Can you output the material exactly as written, minus any pictures it holds?

====== Given material

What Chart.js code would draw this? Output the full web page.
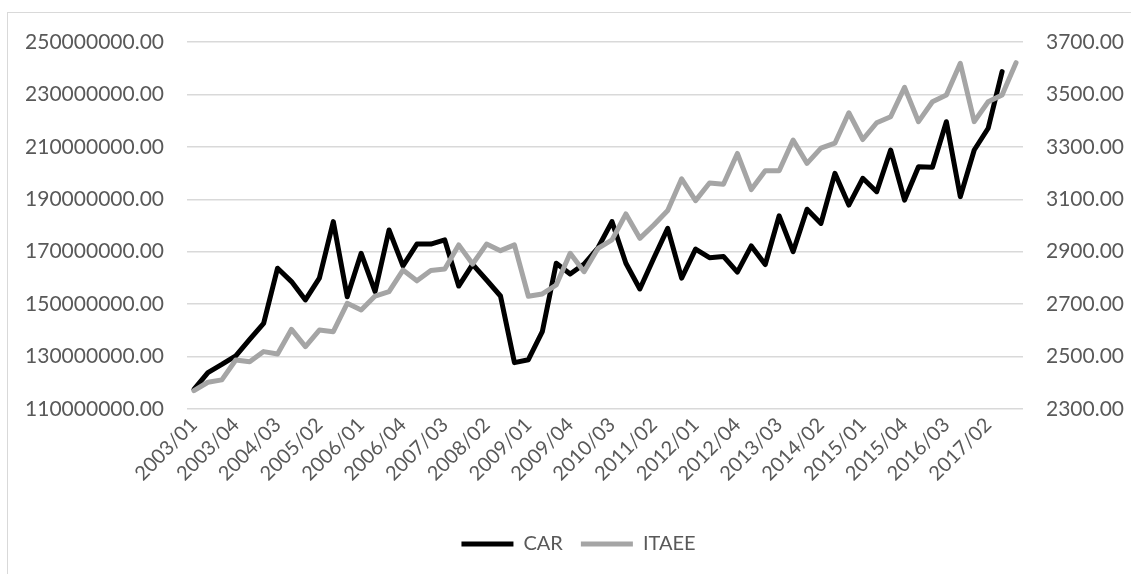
<!DOCTYPE html>
<html>
<head>
<meta charset="utf-8">
<script src="https://cdn.jsdelivr.net/npm/chart.js@4.4.1/dist/chart.umd.min.js"></script>
<style>
  html, body { margin: 0; padding: 0; background: #ffffff; overflow: hidden; }
  #wrap { position: relative; width: 1131px; height: 574px; overflow: hidden; }
  #frame { position: absolute; left: 7px; top: 12px; width: 1200px; height: 700px;
           border: 1.5px solid #d9d9d9; box-sizing: border-box; }
  #c { position: absolute; left: 0; top: 0; }
</style>
</head>
<body>
<div id="wrap">
  <div id="frame"></div>
  <canvas id="c" width="1131" height="574"></canvas>
</div>
<script>
// Quarterly periods, 2003/01 through 2017/04
const quarters = [
  '2003/01','2003/02','2003/03','2003/04',
  '2004/01','2004/02','2004/03','2004/04',
  '2005/01','2005/02','2005/03','2005/04',
  '2006/01','2006/02','2006/03','2006/04',
  '2007/01','2007/02','2007/03','2007/04',
  '2008/01','2008/02','2008/03','2008/04',
  '2009/01','2009/02','2009/03','2009/04',
  '2010/01','2010/02','2010/03','2010/04',
  '2011/01','2011/02','2011/03','2011/04',
  '2012/01','2012/02','2012/03','2012/04',
  '2013/01','2013/02','2013/03','2013/04',
  '2014/01','2014/02','2014/03','2014/04',
  '2015/01','2015/02','2015/03','2015/04',
  '2016/01','2016/02','2016/03','2016/04',
  '2017/01','2017/02','2017/03','2017/04'
];

// CAR (left axis)
const carValues = [
  117500000, 123900000, 127000000, 130300000, 136600000, 142700000, 163700000, 158600000,
  151600000, 159900000, 181500000, 152800000, 169400000, 154800000, 178300000, 164600000,
  172900000, 172900000, 174500000, 156900000, 165200000, 159200000, 153100000, 127700000,
  128800000, 139500000, 165600000, 161500000, 165300000, 171500000, 181500000, 165600000,
  155800000, 167500000, 178900000, 159900000, 171000000, 167700000, 168200000, 162200000,
  172200000, 165100000, 183700000, 170000000, 186200000, 180800000, 199900000, 187800000,
  198000000, 192900000, 208800000, 189700000, 202400000, 202200000, 219600000, 191000000,
  208800000, 217100000, 238700000
];

// ITAEE (right axis)
const itaeeValues = [
  2370, 2402, 2411, 2487, 2480, 2519, 2510, 2604,
  2538, 2601, 2595, 2703, 2678, 2731, 2748, 2830,
  2789, 2828, 2834, 2926, 2853, 2929, 2904, 2926,
  2730, 2739, 2773, 2894, 2824, 2913, 2945, 3044,
  2951, 3002, 3057, 3178, 3095, 3162, 3157, 3275,
  3137, 3209, 3209, 3326, 3237, 3295, 3314, 3430,
  3328, 3392, 3415, 3527, 3396, 3472, 3498, 3619,
  3396, 3472, 3498, 3621
];

// Axis ranges and tick steps
const leftAxisRange = [110000000, 250000000];
const leftAxisStep = 20000000;
const rightAxisRange = [2300, 3700];
const rightAxisStep = 200;
const labelEvery = 3;

const textColor = '#595959';
const gridColor = '#d9d9d9';

Chart.defaults.font.family = 'Lato, "Open Sans", sans-serif';
Chart.defaults.font.size = 20;
Chart.defaults.color = textColor;

new Chart(document.getElementById('c'), {
  type: 'line',
  data: {
    labels: quarters,
    datasets: [
      {
        label: 'CAR',
        data: carValues,
        yAxisID: 'yLeft',
        borderColor: '#000000',
        backgroundColor: '#000000',
        borderWidth: 5,
        borderCapStyle: 'round',
        borderJoinStyle: 'round',
        pointRadius: 0,
        tension: 0,
        order: 1
      },
      {
        label: 'ITAEE',
        data: itaeeValues,
        yAxisID: 'yRight',
        borderColor: '#a5a5a5',
        backgroundColor: '#a5a5a5',
        borderWidth: 5,
        borderCapStyle: 'round',
        borderJoinStyle: 'round',
        pointRadius: 0,
        tension: 0,
        order: 0
      }
    ]
  },
  options: {
    responsive: false,
    animation: false,
    devicePixelRatio: 1,
    layout: { padding: { top: 42, left: 26, right: 0, bottom: 10 } },
    plugins: {
      tooltip: { enabled: false },
      legend: {
        position: 'bottom',
        labels: {
          usePointStyle: true,
          pointStyle: 'line',
          pointStyleWidth: 52,
          padding: 18,
          color: textColor,
          font: { size: 20 },
          sort: (a, b) => a.datasetIndex - b.datasetIndex
        }
      }
    },
    scales: {
      x: {
        type: 'category',
        offset: true,
        grid: { display: false, drawTicks: false },
        border: { display: false },
        ticks: {
          autoSkip: false,
          minRotation: 45,
          maxRotation: 45,
          padding: 4,
          color: textColor,
          callback: function (value, index) {
            return index % labelEvery === 0 ? quarters[index] : '';
          }
        },
        afterFit: (scale) => { scale.height = 107; }
      },
      yLeft: {
        position: 'left',
        min: leftAxisRange[0],
        max: leftAxisRange[1],
        grid: { color: gridColor, lineWidth: 1.5, drawTicks: false },
        border: { display: false },
        ticks: {
          stepSize: leftAxisStep,
          padding: 23,
          color: textColor,
          font: { size: 21 },
          callback: (v) => Number(v).toFixed(2)
        },
        afterFit: (scale) => { scale.width = 161; }
      },
      yRight: {
        position: 'right',
        min: rightAxisRange[0],
        max: rightAxisRange[1],
        grid: { drawOnChartArea: false, drawTicks: false },
        border: { display: false },
        ticks: {
          stepSize: rightAxisStep,
          padding: 23,
          color: textColor,
          font: { size: 21 },
          callback: (v) => Number(v).toFixed(2)
        },
        afterFit: (scale) => { scale.width = 108; }
      }
    }
  }
});
</script>
</body>
</html>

============

:: Exercise response ::
What Chart.js code would draw this? Output the full web page.
<!DOCTYPE html>
<html>
<head>
<meta charset="utf-8">
<script src="https://cdn.jsdelivr.net/npm/chart.js@4.4.1/dist/chart.umd.min.js"></script>
<style>
  html, body { margin: 0; padding: 0; background: #ffffff; overflow: hidden; }
  #wrap { position: relative; width: 1131px; height: 574px; overflow: hidden; }
  #frame { position: absolute; left: 7px; top: 12px; width: 1200px; height: 700px;
           border: 1.5px solid #d9d9d9; box-sizing: border-box; }
  #c { position: absolute; left: 0; top: 0; }
</style>
</head>
<body>
<div id="wrap">
  <div id="frame"></div>
  <canvas id="c" width="1131" height="574"></canvas>
</div>
<script>
// Quarterly periods, 2003/01 through 2017/04
const quarters = [
  '2003/01','2003/02','2003/03','2003/04',
  '2004/01','2004/02','2004/03','2004/04',
  '2005/01','2005/02','2005/03','2005/04',
  '2006/01','2006/02','2006/03','2006/04',
  '2007/01','2007/02','2007/03','2007/04',
  '2008/01','2008/02','2008/03','2008/04',
  '2009/01','2009/02','2009/03','2009/04',
  '2010/01','2010/02','2010/03','2010/04',
  '2011/01','2011/02','2011/03','2011/04',
  '2012/01','2012/02','2012/03','2012/04',
  '2013/01','2013/02','2013/03','2013/04',
  '2014/01','2014/02','2014/03','2014/04',
  '2015/01','2015/02','2015/03','2015/04',
  '2016/01','2016/02','2016/03','2016/04',
  '2017/01','2017/02','2017/03','2017/04'
];

// CAR (left axis)
const carValues = [
  117500000, 123900000, 127000000, 130300000, 136600000, 142700000, 163700000, 158600000,
  151600000, 159900000, 181500000, 152800000, 169400000, 154800000, 178300000, 164600000,
  172900000, 172900000, 174500000, 156900000, 165200000, 159200000, 153100000, 127700000,
  128800000, 139500000, 165600000, 161500000, 165300000, 171500000, 181500000, 165600000,
  155800000, 167500000, 178900000, 159900000, 171000000, 167700000, 168200000, 162200000,
  172200000, 165100000, 183700000, 170000000, 186200000, 180800000, 199900000, 187800000,
  198000000, 192900000, 208800000, 189700000, 202400000, 202200000, 219600000, 191000000,
  208800000, 217100000, 238700000
];

// ITAEE (right axis)
const itaeeValues = [
  2370, 2402, 2411, 2487, 2480, 2519, 2510, 2604,
  2538, 2601, 2595, 2703, 2678, 2731, 2748, 2830,
  2789, 2828, 2834, 2926, 2853, 2929, 2904, 2926,
  2730, 2739, 2773, 2894, 2824, 2913, 2945, 3044,
  2951, 3002, 3057, 3178, 3095, 3162, 3157, 3275,
  3137, 3209, 3209, 3326, 3237, 3295, 3314, 3430,
  3328, 3392, 3415, 3527, 3396, 3472, 3498, 3619,
  3396, 3472, 3498, 3621
];

// Axis ranges and tick steps
const leftAxisRange = [110000000, 250000000];
const leftAxisStep = 20000000;
const rightAxisRange = [2300, 3700];
const rightAxisStep = 200;
const labelEvery = 3;

const textColor = '#595959';
const gridColor = '#d9d9d9';

Chart.defaults.font.family = 'Lato, "Open Sans", sans-serif';
Chart.defaults.font.size = 20;
Chart.defaults.color = textColor;

new Chart(document.getElementById('c'), {
  type: 'line',
  data: {
    labels: quarters,
    datasets: [
      {
        label: 'CAR',
        data: carValues,
        yAxisID: 'yLeft',
        borderColor: '#000000',
        backgroundColor: '#000000',
        borderWidth: 5,
        borderCapStyle: 'round',
        borderJoinStyle: 'round',
        pointRadius: 0,
        tension: 0,
        order: 1
      },
      {
        label: 'ITAEE',
        data: itaeeValues,
        yAxisID: 'yRight',
        borderColor: '#a5a5a5',
        backgroundColor: '#a5a5a5',
        borderWidth: 5,
        borderCapStyle: 'round',
        borderJoinStyle: 'round',
        pointRadius: 0,
        tension: 0,
        order: 0
      }
    ]
  },
  options: {
    responsive: false,
    animation: false,
    devicePixelRatio: 1,
    layout: { padding: { top: 42, left: 26, right: 0, bottom: 10 } },
    plugins: {
      tooltip: { enabled: false },
      legend: {
        position: 'bottom',
        labels: {
          usePointStyle: true,
          pointStyle: 'line',
          pointStyleWidth: 52,
          padding: 18,
          color: textColor,
          font: { size: 20 },
          sort: (a, b) => a.datasetIndex - b.datasetIndex
        }
      }
    },
    scales: {
      x: {
        type: 'category',
        offset: true,
        grid: { display: false, drawTicks: false },
        border: { display: false },
        ticks: {
          autoSkip: false,
          minRotation: 45,
          maxRotation: 45,
          padding: 4,
          color: textColor,
          callback: function (value, index) {
            return index % labelEvery === 0 ? quarters[index] : '';
          }
        },
        afterFit: (scale) => { scale.height = 107; }
      },
      yLeft: {
        position: 'left',
        min: leftAxisRange[0],
        max: leftAxisRange[1],
        grid: { color: gridColor, lineWidth: 1.5, drawTicks: false },
        border: { display: false },
        ticks: {
          stepSize: leftAxisStep,
          padding: 23,
          color: textColor,
          font: { size: 21 },
          callback: (v) => Number(v).toFixed(2)
        },
        afterFit: (scale) => { scale.width = 161; }
      },
      yRight: {
        position: 'right',
        min: rightAxisRange[0],
        max: rightAxisRange[1],
        grid: { drawOnChartArea: false, drawTicks: false },
        border: { display: false },
        ticks: {
          stepSize: rightAxisStep,
          padding: 23,
          color: textColor,
          font: { size: 21 },
          callback: (v) => Number(v).toFixed(2)
        },
        afterFit: (scale) => { scale.width = 108; }
      }
    }
  }
});
</script>
</body>
</html>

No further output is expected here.